» WHAT YOU NEED TO DO
The lines from the beginning of the records below through the one holding "income_2012 = [81.2, 9.4, 5.6, 2.4, 1.4]" are to be copied exactly; leave the pictures out.
━━━━━━━━━━━━━━━━━━━━━━━━━━━━━━
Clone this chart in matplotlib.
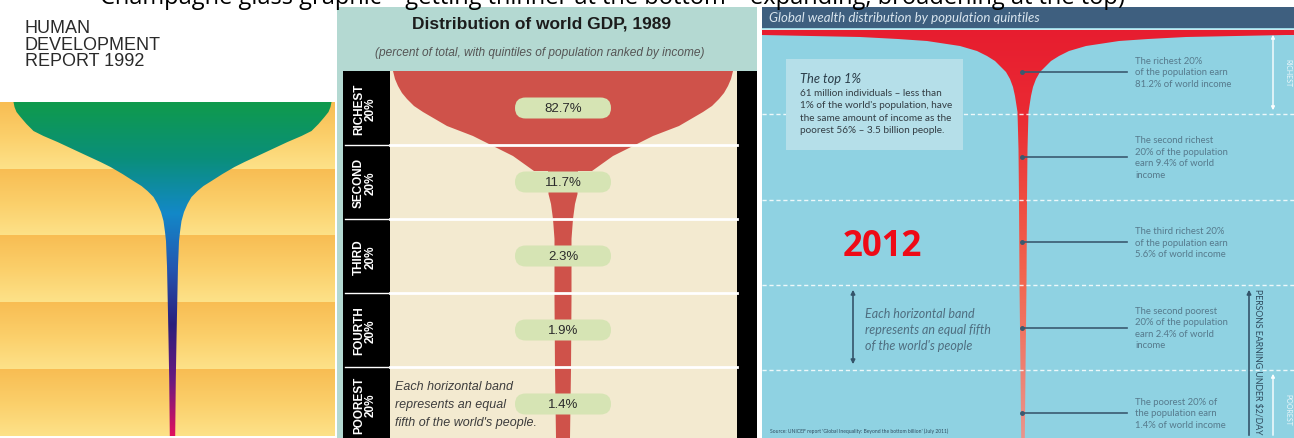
import matplotlib
matplotlib.use('agg')
import matplotlib.pyplot as plt
import numpy as np
from matplotlib import font_manager
from matplotlib.patches import Polygon, Rectangle, FancyBboxPatch
from matplotlib.colors import LinearSegmentedColormap

W, H = 1294, 439

names = {f.name for f in font_manager.fontManager.ttflist}
narrow = 'Liberation Sans Narrow' if 'Liberation Sans Narrow' in names else 'Liberation Sans'

caption = "Champagne glass graphic \u2013 getting thinner at the bottom \u2013 expanding, broadening at the top)"
hdr_title = ["HUMAN", "DEVELOPMENT", "REPORT 1992"]

quintiles = ['RICHEST', 'SECOND', 'THIRD', 'FOURTH', 'POOREST']
gdp_1989 = [82.7, 11.7, 2.3, 1.9, 1.4]
income_2012 = [81.2, 9.4, 5.6, 2.4, 1.4]

# HDR 1992 cover glass (px from top, half width)
hdr_y = [103, 108, 113, 118, 125, 132, 137, 143, 150, 157, 163, 168, 175, 182, 187, 192, 198, 205, 213, 222, 233, 242, 255, 267, 300, 340, 380, 437]
hdr_hw = [159, 158, 156, 152, 146, 139, 129, 115, 100, 85, 72, 62, 50, 39, 31, 25, 19, 15, 11.5, 9, 7.5, 6.5, 6, 5.5, 4.8, 4, 3.3, 2.7]

# 1989 glass
gdp_y = [72, 80, 87, 94, 100, 107, 113, 120, 127, 132, 137, 142, 147, 152, 157, 162, 167, 172, 172, 195, 205, 220, 240, 300, 370, 439]
gdp_hw = [170, 168, 165, 161, 156, 149, 140, 128, 116, 103, 90, 80, 70, 60, 50, 43, 36, 29, 15, 14.5, 12, 10, 8.5, 8.5, 8, 7]

# 2012 glass
inc_y = [36, 38, 40, 42, 47, 52, 57, 62, 67, 73, 80, 88, 97, 113, 150, 200, 285, 371, 439]
inc_hw = [263, 163, 125, 96, 63, 46, 36, 28, 23, 17, 13, 10, 8, 5.5, 4.5, 4, 3.5, 2.5, 1.8]

fig = plt.figure(figsize=(W / 100, H / 100), dpi=100)
ax = fig.add_axes([0, 0, 1, 1])
ax.axis('off')


def glass(cx, ys, hws):
    left = [(cx - w, y) for y, w in zip(ys, hws)]
    right = [(cx + w, y) for y, w in zip(ys, hws)][::-1]
    return left + right


def gradient(x0, x1, y0, y1, colors, clip=None, z=2):
    cmap = LinearSegmentedColormap.from_list('g', colors)
    im = ax.imshow(np.linspace(0, 1, 256)[:, None], cmap=cmap, extent=[x0, x1, y1, y0],
                   aspect='auto', zorder=z, interpolation='bilinear')
    if clip is not None:
        im.set_clip_path(clip)
    return im


ax.text(100, 3.5, caption, fontsize=17, family='Open Sans', va='baseline', ha='left', color='black')

# ---------------- panel 1 ----------------
band1 = np.linspace(103, 437, 6)
for i in range(5):
    gradient(0, 335, band1[i], band1[i + 1], ['#f8bd53', '#fbcf6a', '#fde289'], z=1)
ax.text(25, 45, "\n".join(hdr_title), fontsize=13, family='Liberation Sans', va='center', ha='left',
        color='#2a2a2a', linespacing=0.95)
p1 = Polygon(glass(172.5, hdr_y, hdr_hw), closed=True, fc='none', ec='none')
ax.add_patch(p1)
gradient(0, 335, 103, 437, ['#0f9a4c', '#0a8f7a', '#1388c8', '#2456b0', '#2c1f7c', '#6a1a80', '#e0115e'], clip=p1)

# ---------------- panel 2 ----------------
ax.add_patch(Rectangle((337, 8), 420, H - 8, fc='#b4d9d2', ec='none', zorder=1))
ax.add_patch(Rectangle((390, 72), 347, H - 72, fc='#f3ead0', ec='none', zorder=1))
ax.add_patch(Rectangle((343, 72), 47, H - 72, fc='black', ec='none', zorder=1))
ax.add_patch(Rectangle((737, 72), 20, H - 72, fc='black', ec='none', zorder=1))
ax.text(541, 24, "Distribution of world GDP, 1989", fontsize=12.5, family=narrow,
        weight='bold', ha='center', va='center', color='#1c1c1c')
ax.text(540, 53, "(percent of total, with quintiles of population ranked by income)", fontsize=8.6,
        family=narrow, style='italic', ha='center', va='center', color='#555555')
ax.add_patch(Polygon(glass(563, gdp_y, gdp_hw), closed=True, fc='#cf524a', ec='none', zorder=2))
band2 = np.linspace(72, 442, 6)
for yb in band2[1:5]:
    ax.plot([390, 737], [yb, yb], color='white', lw=2, zorder=3)
    ax.plot([345, 388], [yb, yb], color='white', lw=1, zorder=3)
for i, (q, v) in enumerate(zip(quintiles, gdp_1989)):
    yc = (band2[i] + band2[i + 1]) / 2
    ax.add_patch(FancyBboxPatch((520, yc - 5.5), 86, 11, boxstyle='round,pad=5,rounding_size=10.5',
                                fc='#d6e4b4', ec='none', zorder=4))
    ax.text(563, yc, f"{v}%", fontsize=9.5, family=narrow, ha='center', va='center',
            color='#2b2b2b', zorder=5)
    ax.text(365, yc, f"{q}\n20%", fontsize=8.5, family=narrow, weight='bold',
            rotation=90, ha='center', va='center', color='white', linespacing=1.0, zorder=5)
ax.text(395, 405, "Each horizontal band\nrepresents an equal\nfifth of the world's people.", fontsize=9,
        family=narrow, style='italic', ha='left', va='center', color='#3d3d3d',
        linespacing=1.65, zorder=5)

# ---------------- panel 3 ----------------
ax.add_patch(Rectangle((762, 29), W - 762, H - 29, fc='#8fd2e2', ec='none', zorder=1))
ax.add_patch(Rectangle((762, 8), W - 762, 21, fc='#3e5f7f', ec='none', zorder=1))
ax.plot([762, W], [30, 30], color='#c8e8ef', lw=1, zorder=2)
ax.text(769, 18, "Global wealth distribution by population quintiles", fontsize=9.5, family='Lato',
        style='italic', ha='left', va='center', color='#d9e5ee', zorder=3)
pts = [(762, 31), (W, 31), (W, 36)] + [(min(W, 1023 + w), y) for y, w in zip(inc_y, inc_hw)] + \
      [(max(762, 1023 - w), y) for y, w in zip(inc_y, inc_hw)][::-1] + [(762, 36)]
p3 = Polygon(pts, closed=True, fc='none', ec='none')
ax.add_patch(p3)
gradient(762, W, 31, H, ['#e71d2f', '#ea2a33', '#ee4a40', '#f2654f', '#ef7c6c', '#e9958c'], clip=p3, z=2)

band3 = 30 + 85.3 * np.arange(6)
for yb in band3[1:5]:
    ax.plot([762, W], [yb, yb], color='white', lw=1, ls=(0, (3, 2)), alpha=0.85, zorder=3)

notes = [
    "The richest 20%\nof the population earn\n{}% of world income",
    "The second richest\n20% of the population\nearn {}% of world\nincome",
    "The third richest 20%\nof the population earn\n{}% of world income",
    "The second poorest\n20% of the population\nearn {}% of world\nincome",
    "The poorest 20% of\nthe population earn\n{}% of world income",
]
for i, (n, v) in enumerate(zip(notes, income_2012)):
    yc = (band3[i] + band3[i + 1]) / 2
    ax.plot([1022, 1127], [yc, yc], color='#3a5a70', lw=1.2, zorder=4)
    ax.plot([1022], [yc], 'o', color='#3a5a70', ms=2.5, zorder=4)
    ax.text(1135, yc, n.format(v), fontsize=6.8, family='Lato', ha='left', va='center',
            color='#567a8c', linespacing=1.35, zorder=4)

ax.add_patch(Rectangle((786, 60), 177, 91, fc='#b5dfe9', ec='none', zorder=3))
ax.text(800, 79, "The top 1%", fontsize=9.3, family='Lato', style='italic', ha='left', va='center',
        color='#2a3c48', zorder=4)
ax.text(800, 112, "61 million individuals \u2013 less than\n1% of the world's population, have\n"
        "the same amount of income as the\npoorest 56% \u2013 3.5 billion people.",
        fontsize=7.2, family='Lato', ha='left', va='center', color='#333d44', linespacing=1.45, zorder=4)

ax.text(882, 247, "2012", fontsize=25, family='Open Sans', weight='bold', ha='center', va='center',
        color='#ee0a16', zorder=4)

ax.annotate('', xy=(853, 288), xytext=(853, 368),
            arrowprops=dict(arrowstyle='<|-|>', color='#34546a', lw=1.2, mutation_scale=6), zorder=4)
ax.text(865, 330, "Each horizontal band\nrepresents an equal fifth\nof the world's people", fontsize=9,
        family='Lato', style='italic', ha='left', va='center', color='#4f6e80', linespacing=1.4, zorder=4)

ax.annotate('', xy=(1273, 33), xytext=(1273, 114),
            arrowprops=dict(arrowstyle='<|-|>', color='white', lw=1, mutation_scale=5), zorder=4)
ax.text(1288, 73, "RICHEST", fontsize=5, family='Lato', rotation=270, ha='center', va='center',
        color='#eef7fa', zorder=4)
ax.annotate('', xy=(1249, 288), xytext=(1249, H),
            arrowprops=dict(arrowstyle='-|>', color='#34546a', lw=1.2, mutation_scale=6), zorder=4)
ax.text(1258, 362, "PERSONS EARNING UNDER $2/DAY", fontsize=6.3, family='Lato', rotation=270,
        ha='center', va='center', color='#2e4b5e', zorder=4)
ax.annotate('', xy=(1273, 372), xytext=(1273, H),
            arrowprops=dict(arrowstyle='-|>', color='white', lw=1, mutation_scale=5), zorder=4)
ax.text(1288, 410, "POOREST", fontsize=5, family='Lato', rotation=270, ha='center', va='center',
        color='#eef7fa', zorder=4)
ax.text(770, 431, "Source: UNICEF report 'Global Inequality: Beyond the bottom billion' (July 2011)",
        fontsize=3.6, family='Lato', ha='left', va='center', color='#2e4b5e', zorder=4)

ax.set_xlim(0, W)
ax.set_ylim(H, 0)
fig.savefig('out.png', dpi=100)
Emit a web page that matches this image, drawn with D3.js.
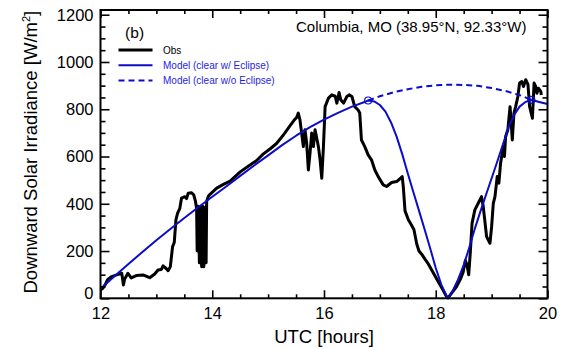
<!DOCTYPE html>
<html>
<head>
<meta charset="utf-8">
<script src="https://cdn.jsdelivr.net/npm/d3@7"></script>
<style>
  body { margin: 0; background: #fff; }
  svg { display: block; }
  text { font-family: "Liberation Sans", Arial, Helvetica, sans-serif; }
</style>
</head>
<body>
<svg id="chart" width="563" height="349"></svg>
<script>
// Axis ticks
const hourTicks = [12, 14, 16, 18, 20];
const hourMinorTicks = [12.5, 13, 13.5, 14.5, 15, 15.5, 16.5, 17, 17.5, 18.5, 19, 19.5];
const irradianceTicks = [0, 200, 400, 600, 800, 1000, 1200];
const irradianceMinorTicks = [50, 100, 150, 250, 300, 350, 450, 500, 550, 650, 700, 750,
                              850, 900, 950, 1050, 1100, 1150];

// Modelled clear-sky irradiance without the eclipse (W/m^2)
const clearHours = [12.0, 12.25, 12.5, 12.75, 13.0, 13.25, 13.5, 13.75, 14.0, 14.25, 14.5, 14.75,
                    15.0, 15.25, 15.5, 15.75, 16.0, 16.25, 16.5, 16.75, 16.79, 17.0, 17.25, 17.5,
                    17.75, 18.0, 18.25, 18.5, 18.75, 19.0, 19.25, 19.5, 19.71, 19.85, 20.0];
const clearSky = [40, 93, 145, 196, 246, 293, 340, 385, 430, 473, 518, 562,
                  605, 648, 688, 724, 756, 785, 811, 833, 837, 855, 872, 885,
                  895, 901, 904, 903, 899, 890, 877, 860, 840, 831, 822];

// Modelled clear-sky irradiance during the eclipse window (W/m^2)
const eclipseHours = [16.79, 16.9, 17.0, 17.1, 17.2, 17.3, 17.4, 17.5, 17.6, 17.7, 17.8, 17.9,
                      18.0, 18.1, 18.2, 18.22, 18.3, 18.4, 18.5, 18.6, 18.7, 18.8, 18.9, 19.0,
                      19.1, 19.2, 19.3, 19.4, 19.5, 19.6, 19.71];
const withEclipse = [837, 833, 818, 790, 744, 684, 610, 528, 449, 371, 292, 212,
                     128, 58, 6, 0, 30, 80, 140, 215, 295, 368, 438, 508,
                     578, 650, 722, 775, 811, 830, 840];

// Observed downward solar irradiance (W/m^2)
const obsHours = [12.00, 12.04, 12.08, 12.13, 12.20, 12.29, 12.38, 12.40, 12.41, 12.43, 12.49, 12.55,
  12.64, 12.76, 12.88, 12.97, 13.03, 13.09, 13.12, 13.18, 13.21, 13.25, 13.29, 13.32,
  13.35, 13.38, 13.42, 13.45, 13.51, 13.54, 13.57, 13.63, 13.67, 13.70, 13.72, 13.73,
  13.75, 13.77, 13.79, 13.81, 13.83, 13.85, 13.87, 13.89, 13.90, 13.93, 13.96, 14.08,
  14.20, 14.32, 14.50, 14.65, 14.79, 14.91, 15.05, 15.15, 15.27, 15.39, 15.46, 15.51,
  15.54, 15.57, 15.60, 15.63, 15.66, 15.69, 15.72, 15.75, 15.78, 15.81, 15.84, 15.90,
  15.93, 15.96, 15.99, 16.02, 16.08, 16.14, 16.20, 16.23, 16.27, 16.30, 16.35, 16.41,
  16.45, 16.50, 16.55, 16.61, 16.64, 16.67, 16.73, 16.79, 16.85, 16.91, 16.97, 17.06,
  17.12, 17.21, 17.30, 17.37, 17.40, 17.42, 17.45, 17.51, 17.56, 17.61, 17.66, 17.70,
  17.76, 17.81, 17.86, 17.95, 18.04, 18.13, 18.19, 18.22, 18.28, 18.37, 18.44, 18.49,
  18.53, 18.56, 18.59, 18.62, 18.65, 18.70, 18.76, 18.82, 18.85, 18.91, 18.97, 19.00,
  19.03, 19.06, 19.10, 19.13, 19.16, 19.21, 19.23, 19.25, 19.29, 19.33, 19.37, 19.40,
  19.43, 19.47, 19.50, 19.54, 19.57, 19.61, 19.65, 19.68, 19.73, 19.76, 19.79, 19.81,
  19.84, 19.88, 19.89];
const obsIrradiance = [35, 42, 56, 80, 92, 99, 106, 75, 56, 80, 106, 86,
  96, 99, 87, 103, 120, 122, 137, 125, 117, 134, 219, 236,
  332, 360, 381, 424, 430, 422, 445, 447, 437, 410, 380, 200,
  390, 150, 385, 134, 390, 134, 385, 150, 410, 432, 440, 466,
  482, 496, 535, 560, 582, 610, 635, 655, 690, 730, 752, 765,
  784, 755, 699, 642, 713, 656, 543, 614, 699, 642, 713, 642,
  586, 508, 642, 811, 847, 861, 855, 826, 871, 840, 826, 854,
  861, 854, 811, 797, 784, 670, 642, 607, 586, 543, 515, 480,
  473, 490, 494, 508, 515, 470, 370, 332, 312, 290, 230, 200,
  183, 165, 148, 110, 72, 35, 8, 2, 21, 49, 80, 110,
  160, 140, 100, 200, 318, 374, 402, 430, 388, 261, 233, 303,
  402, 430, 515, 487, 572, 642, 600, 684, 713, 811, 670, 784,
  811, 854, 911, 917, 896, 925, 905, 811, 762, 911, 896, 868,
  889, 875, 860];

const blue = "#0c0cc8";
const svg = d3.select("#chart");

const x = d3.scaleLinear().domain([12, 20]).range([100.5, 547.5]);
const y = d3.scaleLinear().domain([0, 1220]).range([298.3, 10]);

const [xLeft, xRight] = x.range();
const [yBottom, yTop] = y.range();

// ---- data series ----
const zip = (ts, vs) => ts.map((t, i) => ({ t, v: vs[i] }));
const line = d3.line().x(d => x(d.t)).y(d => y(d.v));

const eclipseStart = eclipseHours[0];
const eclipseEnd = eclipseHours[eclipseHours.length - 1];
const clearPts = zip(clearHours, clearSky);
const eclipsePts = zip(eclipseHours, withEclipse);

const solidPts = clearPts.filter(d => d.t < eclipseStart)
  .concat(eclipsePts)
  .concat(clearPts.filter(d => d.t > eclipseEnd));
const dashedPts = clearPts.filter(d => d.t >= eclipseStart && d.t <= eclipseEnd);

const plot = svg.append("g");

plot.append("path")
  .datum(zip(obsHours, obsIrradiance))
  .attr("d", line)
  .attr("fill", "none")
  .attr("stroke", "#000")
  .attr("stroke-width", 3)
  .attr("stroke-linejoin", "round");

plot.append("path")
  .datum(dashedPts)
  .attr("d", line)
  .attr("fill", "none")
  .attr("stroke", blue)
  .attr("stroke-width", 2)
  .attr("stroke-dasharray", "6,4");

plot.append("path")
  .datum(solidPts)
  .attr("d", line)
  .attr("fill", "none")
  .attr("stroke", blue)
  .attr("stroke-width", 2)
  .attr("stroke-linejoin", "round");

plot.selectAll("circle.contact")
  .data([eclipsePts[0], eclipsePts[eclipsePts.length - 1]])
  .join("circle")
  .attr("class", "contact")
  .attr("cx", d => x(d.t))
  .attr("cy", d => y(d.v))
  .attr("r", 3.5)
  .attr("fill", "none")
  .attr("stroke", blue)
  .attr("stroke-width", 1.2);

// ---- axes with inward ticks on all four sides ----
function styleAxis(g) {
  g.select(".domain").remove();
  g.selectAll(".tick line").attr("stroke", "#000").attr("stroke-width", 1.6);
  g.selectAll(".tick text").attr("fill", "#000").attr("font-size", 16.5)
    .attr("font-family", '"Liberation Sans", Arial, Helvetica, sans-serif');
}

const bottom = svg.append("g").attr("transform", `translate(0,${yBottom})`)
  .call(d3.axisBottom(x).tickValues(hourTicks).tickSize(-8).tickPadding(9).tickFormat(d3.format("d")))
  .call(styleAxis);
svg.append("g").attr("transform", `translate(0,${yBottom})`)
  .call(d3.axisBottom(x).tickValues(hourMinorTicks).tickSize(-4).tickFormat(""))
  .call(styleAxis);
svg.append("g").attr("transform", `translate(0,${yTop})`)
  .call(d3.axisTop(x).tickValues(hourTicks).tickSize(-8).tickFormat(""))
  .call(styleAxis);
svg.append("g").attr("transform", `translate(0,${yTop})`)
  .call(d3.axisTop(x).tickValues(hourMinorTicks).tickSize(-4).tickFormat(""))
  .call(styleAxis);

const left = svg.append("g").attr("transform", `translate(${xLeft},0)`)
  .call(d3.axisLeft(y).tickValues(irradianceTicks).tickSize(-9).tickPadding(7).tickFormat(d3.format("d")))
  .call(styleAxis);
// lift the zero label clear of the hour labels
left.selectAll(".tick text").filter(d => d === 0).attr("y", -5);
svg.append("g").attr("transform", `translate(${xLeft},0)`)
  .call(d3.axisLeft(y).tickValues(irradianceMinorTicks).tickSize(-5).tickFormat(""))
  .call(styleAxis);
svg.append("g").attr("transform", `translate(${xRight},0)`)
  .call(d3.axisRight(y).tickValues(irradianceTicks).tickSize(-9).tickFormat(""))
  .call(styleAxis);
svg.append("g").attr("transform", `translate(${xRight},0)`)
  .call(d3.axisRight(y).tickValues(irradianceMinorTicks).tickSize(-5).tickFormat(""))
  .call(styleAxis);

// frame
svg.append("rect")
  .attr("x", xLeft).attr("y", yTop)
  .attr("width", xRight - xLeft).attr("height", yBottom - yTop)
  .attr("fill", "none").attr("stroke", "#000").attr("stroke-width", 2);

// ---- titles ----
svg.append("text")
  .attr("x", (xLeft + xRight) / 2).attr("y", 343)
  .attr("text-anchor", "middle").attr("font-size", 18.5)
  .text("UTC [hours]");

const yTitle = svg.append("text")
  .attr("transform", `translate(37,${(yTop + yBottom) / 2 - 2}) rotate(-90)`)
  .attr("text-anchor", "middle").attr("font-size", 18.5);
yTitle.append("tspan").text("Downward Solar Irradiance [W/m");
yTitle.append("tspan").attr("dy", -7).attr("font-size", 11).text("2");
yTitle.append("tspan").attr("dy", 7).text("]");

svg.append("text")
  .attr("x", 296).attr("y", 32)
  .attr("font-size", 15)
  .text("Columbia, MO (38.95°N, 92.33°W)");

svg.append("text")
  .attr("x", 134.6).attr("y", 38)
  .attr("text-anchor", "middle").attr("font-size", 15.5)
  .text("(b)");

// ---- legend ----
const legendItems = [
  { label: "Obs", color: "#000", width: 3, dash: null },
  { label: "Model (clear w/ Eclipse)", color: blue, width: 2, dash: null },
  { label: "Model (clear w/o Eclipse)", color: blue, width: 2, dash: "6,4" }
];
const legend = svg.append("g");
legendItems.forEach((item, i) => {
  const ly = 50 + i * 15.2;
  legend.append("line")
    .attr("x1", 118.5).attr("x2", 152.5).attr("y1", ly).attr("y2", ly)
    .attr("stroke", item.color).attr("stroke-width", item.width)
    .attr("stroke-dasharray", item.dash);
  legend.append("text")
    .attr("x", 163).attr("y", ly + 3.5)
    .attr("font-size", 10).attr("fill", item.color === "#000" ? "#000" : "#1e1ee0")
    .text(item.label);
});
</script>
</body>
</html>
━━━━━━━━━━━━━━━━━━━━━━━━━━━━━━
» EXERCISE RESPONSE
Clone this chart in matplotlib.
import matplotlib
matplotlib.use('agg')
import matplotlib.pyplot as plt
import numpy as np
from matplotlib import font_manager
from matplotlib.patches import Polygon, Rectangle, FancyBboxPatch
from matplotlib.colors import LinearSegmentedColormap

W, H = 1294, 439

names = {f.name for f in font_manager.fontManager.ttflist}
narrow = 'Liberation Sans Narrow' if 'Liberation Sans Narrow' in names else 'Liberation Sans'

caption = "Champagne glass graphic \u2013 getting thinner at the bottom \u2013 expanding, broadening at the top)"
hdr_title = ["HUMAN", "DEVELOPMENT", "REPORT 1992"]

quintiles = ['RICHEST', 'SECOND', 'THIRD', 'FOURTH', 'POOREST']
gdp_1989 = [82.7, 11.7, 2.3, 1.9, 1.4]
income_2012 = [81.2, 9.4, 5.6, 2.4, 1.4]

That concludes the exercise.